___ DATA TO PROCESS ___

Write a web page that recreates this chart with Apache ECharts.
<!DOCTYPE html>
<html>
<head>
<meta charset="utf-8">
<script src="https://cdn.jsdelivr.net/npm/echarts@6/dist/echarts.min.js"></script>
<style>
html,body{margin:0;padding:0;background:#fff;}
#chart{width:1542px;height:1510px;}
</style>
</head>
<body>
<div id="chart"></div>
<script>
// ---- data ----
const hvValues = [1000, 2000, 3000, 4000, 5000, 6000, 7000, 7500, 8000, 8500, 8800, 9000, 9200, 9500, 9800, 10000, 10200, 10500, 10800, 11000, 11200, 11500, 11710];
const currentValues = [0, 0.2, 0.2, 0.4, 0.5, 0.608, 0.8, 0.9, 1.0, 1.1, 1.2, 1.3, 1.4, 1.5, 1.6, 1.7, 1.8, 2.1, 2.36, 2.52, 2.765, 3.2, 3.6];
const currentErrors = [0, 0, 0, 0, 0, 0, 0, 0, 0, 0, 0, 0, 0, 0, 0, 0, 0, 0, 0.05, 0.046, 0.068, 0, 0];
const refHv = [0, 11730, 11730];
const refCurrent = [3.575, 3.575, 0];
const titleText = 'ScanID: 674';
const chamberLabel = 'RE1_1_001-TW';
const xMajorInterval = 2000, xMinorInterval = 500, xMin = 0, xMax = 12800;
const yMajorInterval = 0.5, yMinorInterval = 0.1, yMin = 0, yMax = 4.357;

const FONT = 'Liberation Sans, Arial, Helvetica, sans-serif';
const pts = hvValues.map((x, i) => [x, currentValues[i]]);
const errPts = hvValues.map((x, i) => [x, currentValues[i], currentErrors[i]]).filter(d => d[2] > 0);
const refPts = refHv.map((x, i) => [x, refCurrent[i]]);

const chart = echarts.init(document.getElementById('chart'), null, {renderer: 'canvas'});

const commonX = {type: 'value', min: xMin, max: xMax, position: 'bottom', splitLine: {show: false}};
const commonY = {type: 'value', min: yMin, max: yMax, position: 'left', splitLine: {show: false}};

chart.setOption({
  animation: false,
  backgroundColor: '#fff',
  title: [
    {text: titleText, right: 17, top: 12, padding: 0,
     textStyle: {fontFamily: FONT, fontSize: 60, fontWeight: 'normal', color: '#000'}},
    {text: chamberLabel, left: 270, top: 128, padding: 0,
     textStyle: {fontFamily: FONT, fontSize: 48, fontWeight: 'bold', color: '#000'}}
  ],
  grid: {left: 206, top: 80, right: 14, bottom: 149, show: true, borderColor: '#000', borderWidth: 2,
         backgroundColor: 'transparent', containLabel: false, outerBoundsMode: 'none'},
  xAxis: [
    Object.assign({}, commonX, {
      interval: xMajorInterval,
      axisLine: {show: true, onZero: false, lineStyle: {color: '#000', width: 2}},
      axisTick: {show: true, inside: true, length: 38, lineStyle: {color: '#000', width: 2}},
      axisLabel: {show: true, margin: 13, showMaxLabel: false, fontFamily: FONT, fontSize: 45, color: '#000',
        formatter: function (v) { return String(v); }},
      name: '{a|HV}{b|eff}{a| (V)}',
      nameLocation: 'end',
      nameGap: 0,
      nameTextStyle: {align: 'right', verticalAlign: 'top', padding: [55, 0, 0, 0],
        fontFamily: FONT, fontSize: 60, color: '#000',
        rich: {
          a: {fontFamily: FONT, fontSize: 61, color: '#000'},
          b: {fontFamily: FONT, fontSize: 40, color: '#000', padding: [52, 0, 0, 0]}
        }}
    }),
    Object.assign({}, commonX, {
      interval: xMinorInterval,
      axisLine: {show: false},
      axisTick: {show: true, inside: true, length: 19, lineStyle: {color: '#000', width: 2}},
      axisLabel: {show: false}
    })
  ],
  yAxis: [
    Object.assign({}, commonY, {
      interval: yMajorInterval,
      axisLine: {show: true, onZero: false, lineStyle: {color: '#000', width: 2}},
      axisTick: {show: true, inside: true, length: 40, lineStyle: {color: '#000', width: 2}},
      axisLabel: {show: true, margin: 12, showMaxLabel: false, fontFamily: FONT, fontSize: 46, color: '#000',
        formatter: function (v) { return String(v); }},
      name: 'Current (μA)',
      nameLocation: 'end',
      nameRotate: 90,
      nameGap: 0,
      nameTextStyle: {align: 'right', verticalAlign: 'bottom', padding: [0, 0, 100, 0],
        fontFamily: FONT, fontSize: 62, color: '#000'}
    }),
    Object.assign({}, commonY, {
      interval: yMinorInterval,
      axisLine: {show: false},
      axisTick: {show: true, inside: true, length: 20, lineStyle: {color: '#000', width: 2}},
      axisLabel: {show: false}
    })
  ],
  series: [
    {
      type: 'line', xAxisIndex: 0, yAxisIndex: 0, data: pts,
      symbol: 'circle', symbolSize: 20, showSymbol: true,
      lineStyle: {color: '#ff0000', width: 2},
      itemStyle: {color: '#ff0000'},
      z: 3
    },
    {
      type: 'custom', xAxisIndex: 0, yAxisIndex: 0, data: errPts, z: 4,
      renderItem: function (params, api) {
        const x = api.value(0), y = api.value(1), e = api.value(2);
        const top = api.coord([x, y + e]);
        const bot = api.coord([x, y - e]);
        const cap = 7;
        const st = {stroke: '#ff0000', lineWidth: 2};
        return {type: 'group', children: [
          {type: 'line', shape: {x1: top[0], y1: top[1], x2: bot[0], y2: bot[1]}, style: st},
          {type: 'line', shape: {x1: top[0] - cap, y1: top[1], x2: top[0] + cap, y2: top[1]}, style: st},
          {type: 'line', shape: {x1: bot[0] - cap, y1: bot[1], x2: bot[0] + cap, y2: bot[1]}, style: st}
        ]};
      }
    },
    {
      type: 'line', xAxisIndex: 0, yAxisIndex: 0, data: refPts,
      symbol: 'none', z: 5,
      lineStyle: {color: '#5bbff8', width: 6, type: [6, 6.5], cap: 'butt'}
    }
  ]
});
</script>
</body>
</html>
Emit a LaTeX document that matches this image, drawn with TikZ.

___

* EXERCISE BRIEF
From the records above, extract each line exactly as shown.

* ANSWER FOR THIS EXERCISE
Write a web page that recreates this chart with Apache ECharts.
<!DOCTYPE html>
<html>
<head>
<meta charset="utf-8">
<script src="https://cdn.jsdelivr.net/npm/echarts@6/dist/echarts.min.js"></script>
<style>
html,body{margin:0;padding:0;background:#fff;}
#chart{width:1542px;height:1510px;}
</style>
</head>
<body>
<div id="chart"></div>
<script>
// ---- data ----
const hvValues = [1000, 2000, 3000, 4000, 5000, 6000, 7000, 7500, 8000, 8500, 8800, 9000, 9200, 9500, 9800, 10000, 10200, 10500, 10800, 11000, 11200, 11500, 11710];
const currentValues = [0, 0.2, 0.2, 0.4, 0.5, 0.608, 0.8, 0.9, 1.0, 1.1, 1.2, 1.3, 1.4, 1.5, 1.6, 1.7, 1.8, 2.1, 2.36, 2.52, 2.765, 3.2, 3.6];
const currentErrors = [0, 0, 0, 0, 0, 0, 0, 0, 0, 0, 0, 0, 0, 0, 0, 0, 0, 0, 0.05, 0.046, 0.068, 0, 0];
const refHv = [0, 11730, 11730];
const refCurrent = [3.575, 3.575, 0];
const titleText = 'ScanID: 674';
const chamberLabel = 'RE1_1_001-TW';
const xMajorInterval = 2000, xMinorInterval = 500, xMin = 0, xMax = 12800;
const yMajorInterval = 0.5, yMinorInterval = 0.1, yMin = 0, yMax = 4.357;

const FONT = 'Liberation Sans, Arial, Helvetica, sans-serif';
const pts = hvValues.map((x, i) => [x, currentValues[i]]);
const errPts = hvValues.map((x, i) => [x, currentValues[i], currentErrors[i]]).filter(d => d[2] > 0);
const refPts = refHv.map((x, i) => [x, refCurrent[i]]);

const chart = echarts.init(document.getElementById('chart'), null, {renderer: 'canvas'});

const commonX = {type: 'value', min: xMin, max: xMax, position: 'bottom', splitLine: {show: false}};
const commonY = {type: 'value', min: yMin, max: yMax, position: 'left', splitLine: {show: false}};

chart.setOption({
  animation: false,
  backgroundColor: '#fff',
  title: [
    {text: titleText, right: 17, top: 12, padding: 0,
     textStyle: {fontFamily: FONT, fontSize: 60, fontWeight: 'normal', color: '#000'}},
    {text: chamberLabel, left: 270, top: 128, padding: 0,
     textStyle: {fontFamily: FONT, fontSize: 48, fontWeight: 'bold', color: '#000'}}
  ],
  grid: {left: 206, top: 80, right: 14, bottom: 149, show: true, borderColor: '#000', borderWidth: 2,
         backgroundColor: 'transparent', containLabel: false, outerBoundsMode: 'none'},
  xAxis: [
    Object.assign({}, commonX, {
      interval: xMajorInterval,
      axisLine: {show: true, onZero: false, lineStyle: {color: '#000', width: 2}},
      axisTick: {show: true, inside: true, length: 38, lineStyle: {color: '#000', width: 2}},
      axisLabel: {show: true, margin: 13, showMaxLabel: false, fontFamily: FONT, fontSize: 45, color: '#000',
        formatter: function (v) { return String(v); }},
      name: '{a|HV}{b|eff}{a| (V)}',
      nameLocation: 'end',
      nameGap: 0,
      nameTextStyle: {align: 'right', verticalAlign: 'top', padding: [55, 0, 0, 0],
        fontFamily: FONT, fontSize: 60, color: '#000',
        rich: {
          a: {fontFamily: FONT, fontSize: 61, color: '#000'},
          b: {fontFamily: FONT, fontSize: 40, color: '#000', padding: [52, 0, 0, 0]}
        }}
    }),
    Object.assign({}, commonX, {
      interval: xMinorInterval,
      axisLine: {show: false},
      axisTick: {show: true, inside: true, length: 19, lineStyle: {color: '#000', width: 2}},
      axisLabel: {show: false}
    })
  ],
  yAxis: [
    Object.assign({}, commonY, {
      interval: yMajorInterval,
      axisLine: {show: true, onZero: false, lineStyle: {color: '#000', width: 2}},
      axisTick: {show: true, inside: true, length: 40, lineStyle: {color: '#000', width: 2}},
      axisLabel: {show: true, margin: 12, showMaxLabel: false, fontFamily: FONT, fontSize: 46, color: '#000',
        formatter: function (v) { return String(v); }},
      name: 'Current (μA)',
      nameLocation: 'end',
      nameRotate: 90,
      nameGap: 0,
      nameTextStyle: {align: 'right', verticalAlign: 'bottom', padding: [0, 0, 100, 0],
        fontFamily: FONT, fontSize: 62, color: '#000'}
    }),
    Object.assign({}, commonY, {
      interval: yMinorInterval,
      axisLine: {show: false},
      axisTick: {show: true, inside: true, length: 20, lineStyle: {color: '#000', width: 2}},
      axisLabel: {show: false}
    })
  ],
  series: [
    {
      type: 'line', xAxisIndex: 0, yAxisIndex: 0, data: pts,
      symbol: 'circle', symbolSize: 20, showSymbol: true,
      lineStyle: {color: '#ff0000', width: 2},
      itemStyle: {color: '#ff0000'},
      z: 3
    },
    {
      type: 'custom', xAxisIndex: 0, yAxisIndex: 0, data: errPts, z: 4,
      renderItem: function (params, api) {
        const x = api.value(0), y = api.value(1), e = api.value(2);
        const top = api.coord([x, y + e]);
        const bot = api.coord([x, y - e]);
        const cap = 7;
        const st = {stroke: '#ff0000', lineWidth: 2};
        return {type: 'group', children: [
          {type: 'line', shape: {x1: top[0], y1: top[1], x2: bot[0], y2: bot[1]}, style: st},
          {type: 'line', shape: {x1: top[0] - cap, y1: top[1], x2: top[0] + cap, y2: top[1]}, style: st},
          {type: 'line', shape: {x1: bot[0] - cap, y1: bot[1], x2: bot[0] + cap, y2: bot[1]}, style: st}
        ]};
      }
    },
    {
      type: 'line', xAxisIndex: 0, yAxisIndex: 0, data: refPts,
      symbol: 'none', z: 5,
      lineStyle: {color: '#5bbff8', width: 6, type: [6, 6.5], cap: 'butt'}
    }
  ]
});
</script>
</body>
</html>
Emit a LaTeX document that matches this image, drawn with TikZ.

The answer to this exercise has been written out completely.